The man who’s famous for coming back from the dead has just come back from the dead. And no, he didn’t bring back a tablet with him.
Of course it was more fun to talk about the resurrection of Steve Jobs when you were talking metaphorically, about his coming back in triumph after the firing from Apple and the cratering of NeXT. Talking about his actual comeback from a potentially fatal disorder and a liver transplant just seems kinda creepy. So that’s about enough of that.
At any rate, he’s been back at work for a few months now, and now he’s back on stage — he just headlined a special event in San Francisco, which is what Apple calls its revival meetings/product launches. I couldn’t make it to this one, so I attended the way you did, through the liveblogs at Gizmodo (bedeviled though it was by server issues) and Engadget.
A skinny but otherwise hale Jobs — wisely, which is how he rolls — didn’t duck the issue. His opening sally:
“I’m very happy to be here today with you all.
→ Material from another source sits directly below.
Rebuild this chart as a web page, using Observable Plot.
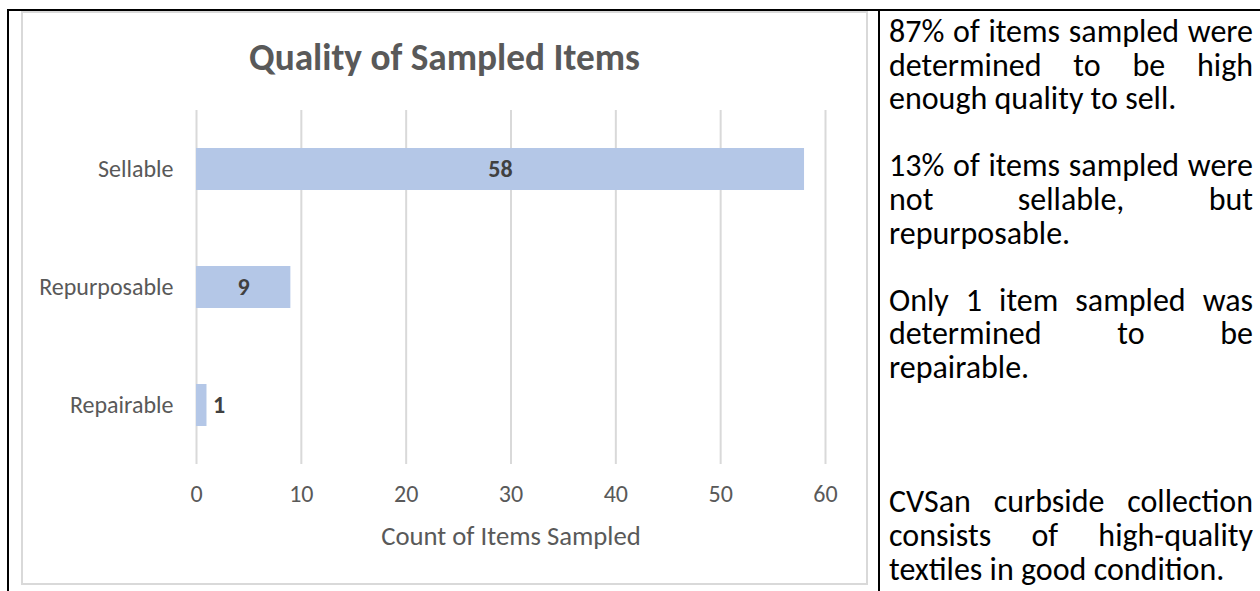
<!DOCTYPE html>
<html>
<head>
<meta charset="utf-8">
<script src="https://cdn.jsdelivr.net/npm/d3@7"></script>
<script src="https://cdn.jsdelivr.net/npm/@observablehq/plot@0.6"></script>
<style>
  html, body { margin: 0; padding: 0; background: #fff; width: 1260px; height: 591px; overflow: hidden; }
  body { position: relative; font-family: Calibri, Carlito, Lato, "Open Sans", sans-serif; }
  .tline { position: absolute; background: #000; }
  #chartbox { position: absolute; left: 21px; top: 11px; width: 843px; height: 570px; border: 2px solid #d9d9d9; }
  #title { position: absolute; left: 21px; top: 37px; width: 847px; text-align: center; font-weight: bold; font-size: 37.3px; line-height: 40px; color: #595959; }
  #plot { position: absolute; left: 21px; top: 11px; }
  #notes { position: absolute; left: 889px; top: 15px; width: 364px; font-size: 32px; color: #000; }
  #notes div.l { height: 33.6px; line-height: 33.6px; white-space: nowrap; }
  #notes div.j { text-align: justify; text-align-last: justify; white-space: normal; overflow: visible; }
</style>
</head>
<body>
<div class="tline" style="left:7px; top:9px; width:1253px; height:2px;"></div>
<div class="tline" style="left:7px; top:9px; width:2px; height:582px;"></div>
<div class="tline" style="left:878px; top:9px; width:2px; height:582px;"></div>
<div id="chartbox"></div>
<div id="plot"></div>
<div id="title"></div>
<div id="notes"></div>
<script>
const chartTitle = "Quality of Sampled Items";
const categories = ["Sellable", "Repurposable", "Repairable"];
const counts = [58, 9, 1];
const xTicks = [0, 10, 20, 30, 40, 50, 60];
const xLabel = "Count of Items Sampled";
const noteParagraphs = [
  ["87% of items sampled were", "determined to be high", "enough quality to sell."],
  ["13% of items sampled were", "not sellable, but", "repurposable."],
  ["Only 1 item sampled was", "determined to be", "repairable."],
  ["CVSan curbside collection", "consists of high-quality", "textiles in good condition."]
];
const blankLinesAfter = [1, 1, 3, 0];

const data = categories.map((c, i) => ({category: c, count: counts[i]}));
const font = 'Calibri, Carlito, Lato, "Open Sans", sans-serif';

document.getElementById("title").textContent = chartTitle;

const plot = Plot.plot({
  width: 847,
  height: 572,
  marginLeft: 175,
  marginRight: 43,
  marginTop: 99,
  marginBottom: 119,
  style: {fontFamily: font, fontSize: "24px", color: "#595959", background: "transparent", overflow: "visible"},
  x: {domain: [0, 60], ticks: xTicks},
  y: {domain: categories, paddingInner: 0.64, paddingOuter: 0.32},
  marks: [
    Plot.gridX(xTicks, {stroke: "#d9d9d9", strokeOpacity: 1, strokeWidth: 2}),
    Plot.barX(data, {x: "count", y: "category", fill: "#b4c7e7"}),
    Plot.text(data.filter(d => d.count >= 5), {x: d => d.count / 2, y: "category", text: d => String(d.count), fontWeight: "bold", fill: "#404040", fontSize: 24}),
    Plot.text(data.filter(d => d.count < 5), {x: "count", y: "category", text: d => String(d.count), fontWeight: "bold", fill: "#404040", fontSize: 24, textAnchor: "start", dx: 6}),
    Plot.axisY({tickSize: 0, tickPadding: 23, label: null, fontSize: 24, fill: "#595959"}),
    Plot.axisX(xTicks, {tickSize: 0, tickPadding: 20, fontSize: 24, fill: "#595959", label: null}),
    Plot.axisX({tickSize: 0, ticks: [], label: xLabel, labelAnchor: "center", labelArrow: "none", labelOffset: 80, fontSize: 26.7, fill: "#595959"})
  ]
});
document.getElementById("plot").appendChild(plot);

const notes = document.getElementById("notes");
noteParagraphs.forEach((lines, pi) => {
  lines.forEach((ln, li) => {
    const d = document.createElement("div");
    d.className = "l" + (li < lines.length - 1 ? " j" : "");
    d.textContent = ln;
    notes.appendChild(d);
  });
  for (let k = 0; k < blankLinesAfter[pi]; k++) {
    const b = document.createElement("div");
    b.className = "l";
    b.innerHTML = "&nbsp;";
    notes.appendChild(b);
  }
});
</script>
</body>
</html>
As some of you know about 5 months ago I had a liver transplant, so I now have the liver of a mid-20’s person who died in a car crash. I wouldn’t be here without such generosity. I hope all of us can be as generous and become organ donors.”
But throughout the presentation Jobs remained the main event. The announcements weren’t that exciting, and they were overshadowed by the months of rumors about an Apple tablet computer, of which there was no mention today. Jobs announced some big iPhone and iPod numbers (iTunes is the number one music retailer in the world? sorry, did I know that?) and updates to the iPhone OS and iTunes. (Personally I’m most interested in the way they revamped sharing of media between the various computers in your home. Our audio-video hivemind has a lot of gaps and asymmetries in it.) And there’s this thing called the iPod Touch? And it’s popular? And there are games for it? iPod Madden, w00t.
Oh, and it’s cheaper now. $199.
And they rebuilt the iPod Nano, so that it can shoot video. It’s also got an FM tuner in it, and a pedometer. And a voice recorder. And Norah Jones sang at the end.
Impressive, definitely. If these features take off, and once any manufacturing kinks are worked out, they’ll add them to the higher end of the product line. But today’s event was about incremental improvements and filling in the middle of the product line, not about pushing the edges.
Oh, and it was about having a healthy CEO. Welcome back.